What would you do if the local sheriff knocked on your door asking to search
your son's room? If you were 16, what would you do if the local sheriff
was going to search your room and you didn't know how your parents would
react? That's what "Before and After" is about.
Told from the perspective of his kid-sister, Edward Furlong's excruciating
experience of killing his girlfriend in the middle of a big fight becomes
a struggle between his mother (Meryl Streep) and his father (Liam Neeson).

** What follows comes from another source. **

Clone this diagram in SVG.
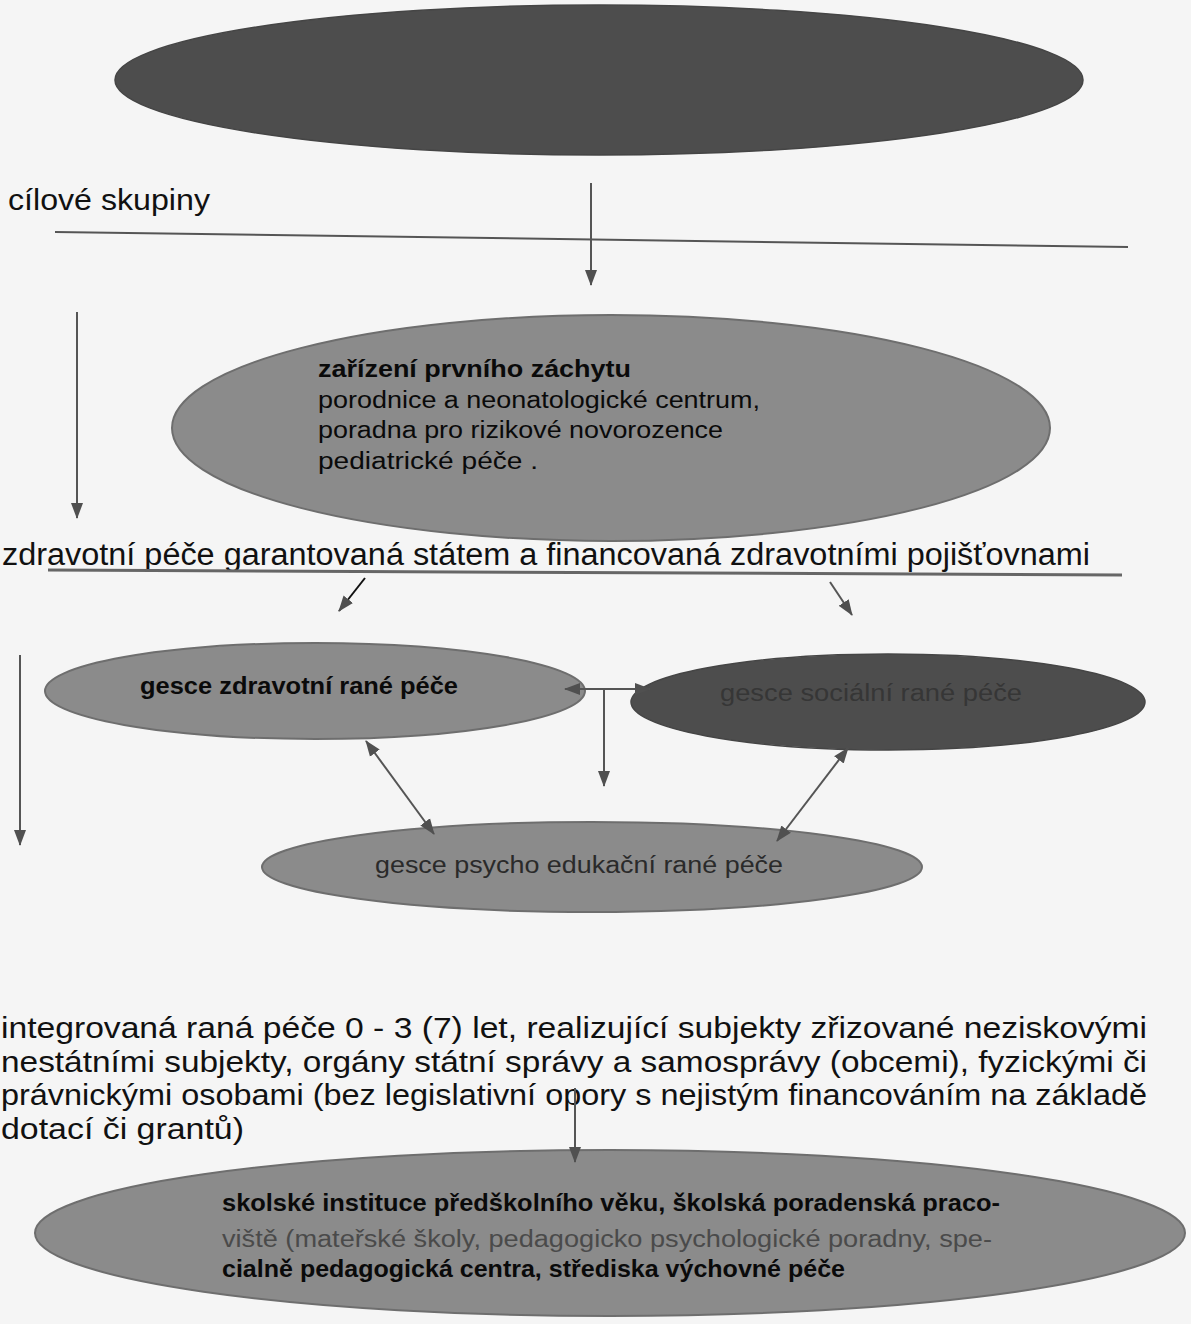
<svg xmlns="http://www.w3.org/2000/svg" width="1191" height="1324" viewBox="0 0 1191 1324">
<style>
.bg{fill:#f5f5f5}
.dark{fill:#4d4d4d;stroke:#454545;stroke-width:1.5}
.mid{fill:#8b8b8b;stroke:#6e6e6e;stroke-width:2}
.t{font-family:"Liberation Sans",Arial,sans-serif;fill:#111}
.lbl{font-family:"Liberation Sans",Arial,sans-serif;font-size:23px;fill:#0a0a0a}
.conn line{stroke:#555;stroke-width:2;fill:none}
.rule{stroke:#5a5a5a;stroke-width:2.5}
</style>
<defs>
<marker id="ah" markerUnits="userSpaceOnUse" markerWidth="16" markerHeight="14" refX="15" refY="7" orient="auto-start-reverse">
<path d="M0,1 L16,7 L0,13 Z" fill="#505050"/>
</marker>
</defs>
<rect class="bg" x="0" y="0" width="1191" height="1324"/>

<g id="top-node">
<ellipse class="dark" cx="599" cy="80" rx="484" ry="75"/>
</g>

<g id="label-cilove">
<text class="t" x="8" y="210" font-size="30" textLength="202" lengthAdjust="spacingAndGlyphs">cílové skupiny</text>
</g>

<g id="node-zachyt">
<ellipse class="mid" cx="611" cy="428" rx="439" ry="113"/>
<text class="lbl" x="318" y="377" font-weight="bold" textLength="313" lengthAdjust="spacingAndGlyphs">zařízení prvního záchytu</text>
<text class="lbl" x="318" y="408" textLength="442" lengthAdjust="spacingAndGlyphs">porodnice a neonatologické centrum,</text>
<text class="lbl" x="318" y="438" textLength="405" lengthAdjust="spacingAndGlyphs">poradna pro rizikové novorozence</text>
<text class="lbl" x="318" y="469" textLength="220" lengthAdjust="spacingAndGlyphs">pediatrické péče .</text>
</g>

<g id="label-zdravotni">
<text class="t" x="2" y="565" font-size="31" textLength="1088" lengthAdjust="spacingAndGlyphs">zdravotní péče garantovaná státem a financovaná zdravotními pojišťovnami</text>
</g>

<g id="node-zdravotni">
<ellipse class="mid" cx="315" cy="691" rx="270" ry="48"/>
<text class="lbl" x="140" y="694" font-weight="bold" textLength="318" lengthAdjust="spacingAndGlyphs">gesce zdravotní rané péče</text>
</g>

<g id="node-socialni">
<ellipse class="dark" cx="888" cy="702" rx="257" ry="48"/>
<text class="lbl" x="720" y="701" style="fill:#363636" textLength="302" lengthAdjust="spacingAndGlyphs">gesce sociální rané péče</text>
</g>

<g id="node-psycho">
<ellipse class="mid" cx="592" cy="867" rx="330" ry="45"/>
<text class="lbl" x="375" y="873" style="fill:#2a2a2a" textLength="408" lengthAdjust="spacingAndGlyphs">gesce psycho edukační rané péče</text>
</g>

<g id="label-integrovana">
<text class="t" x="1" y="1038" font-size="29" textLength="1146" lengthAdjust="spacingAndGlyphs">integrovaná raná péče  0 - 3 (7) let, realizující subjekty zřizované neziskovými</text>
<text class="t" x="1" y="1072" font-size="29" textLength="1146" lengthAdjust="spacingAndGlyphs">nestátními subjekty, orgány státní správy a samosprávy (obcemi), fyzickými či</text>
<text class="t" x="1" y="1105" font-size="29" textLength="1146" lengthAdjust="spacingAndGlyphs">právnickými osobami (bez legislativní opory s nejistým financováním na základě</text>
<text class="t" x="1" y="1139" font-size="29" textLength="243" lengthAdjust="spacingAndGlyphs">dotací či grantů)</text>
</g>

<g id="node-skolske">
<ellipse class="mid" cx="610" cy="1233" rx="575" ry="83"/>
<text class="lbl" x="222" y="1211" font-size="22" font-weight="bold" textLength="778" lengthAdjust="spacingAndGlyphs">skolské instituce předškolního věku, školská poradenská praco-</text>
<text class="lbl" x="222" y="1247" font-size="22" style="fill:#4a4a4a" textLength="770" lengthAdjust="spacingAndGlyphs">viště (mateřské školy, pedagogicko psychologické poradny, spe-</text>
<text class="lbl" x="222" y="1277" font-size="22" font-weight="bold" textLength="623" lengthAdjust="spacingAndGlyphs">cialně pedagogická centra, střediska výchovné péče</text>
</g>

<g id="connectors" class="conn">
<line x1="55" y1="232" x2="1128" y2="247" class="rule"/>
<line x1="48" y1="570" x2="1122" y2="575" class="rule" style="stroke-width:3;stroke:#666"/>
<line x1="591" y1="183" x2="591" y2="285" marker-end="url(#ah)"/>
<line x1="77" y1="312" x2="77" y2="518" marker-end="url(#ah)"/>
<line x1="365" y1="578" x2="339" y2="611" style="stroke:#111" marker-end="url(#ah)"/>
<line x1="830" y1="582" x2="852" y2="615" marker-end="url(#ah)"/>
<line x1="20" y1="655" x2="20" y2="845" marker-end="url(#ah)"/>
<line x1="565" y1="689" x2="650" y2="689" marker-start="url(#ah)" marker-end="url(#ah)"/>
<line x1="604" y1="689" x2="604" y2="786" marker-end="url(#ah)"/>
<line x1="366" y1="741" x2="434" y2="834" marker-start="url(#ah)" marker-end="url(#ah)"/>
<line x1="848" y1="748" x2="777" y2="841" marker-start="url(#ah)" marker-end="url(#ah)"/>
<line x1="575" y1="1088" x2="575" y2="1162" marker-end="url(#ah)"/>
</g>
</svg>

As any kid will tell you, parents always take over everything-as they do
here. The people who seem to suffer most are Meryl and Liam, but that's
partly because Edward Furlong delivers such a petrified performance. You
feel the kid's fear but not much else.
Edward is so frightened at what he's done, he disappears, leaving Liam,
his artist father, to cover up for him and Meryl, his doctor/mother, to
advocate truth. As the plot unfolds Edward becomes more or less a murderer,
depending on your point of view. Barbet Schroeder tries to balance the
story between the father's claim that the worst thing you can do is let
down your family and the mother's insistence that Truth will out.
The portrayal of the town is a very good depiction of a community such as
Sharon, Connecticut, where Streep actually lives-where her own son plays
hockey with the other kids. She is very convincing, if unglamorous, although
her character's insistence on the moral highroad is annoying, if only because
she seems so out of touch with what we (most of America) know about the
law and courts. In the scenes between Streep and Alfred Molina as their
criminal lawyer, Molina wins for realism alone.
If this were Court-TV, we would probably hear a lot more from the parents
of the victim. But this is a story about a family imploding rather than
about the mechanics of justice. In the end, the system is applauded, because
the boy would have got off better, had he gone straight to the authorities
and reported the tragedy as an accident. Maybe...but, c'mon, what kid wouldn't
run?
"Before and After" seems like a likely candidate for the Cannes
Film Festival, not only because Meryl Streep is rumored to be going to Cannes,
but because, ha-ha!, we caught the publicity agents who handle pictures
like this at Cannes rushing to the movie the other night. Normally they
would not have been at the screening.
I think the movie is interesting as a post-O.J. insight to the way America
has become split over the question of justice: is it a matter of personal
responsibility or getting a good lawyer? There was an America "before-O.J."
and there is an America "after-O.J." Is it the same America?
"Before and After" views the country as if it were an average
family. And "do the right thing" is still the national motto.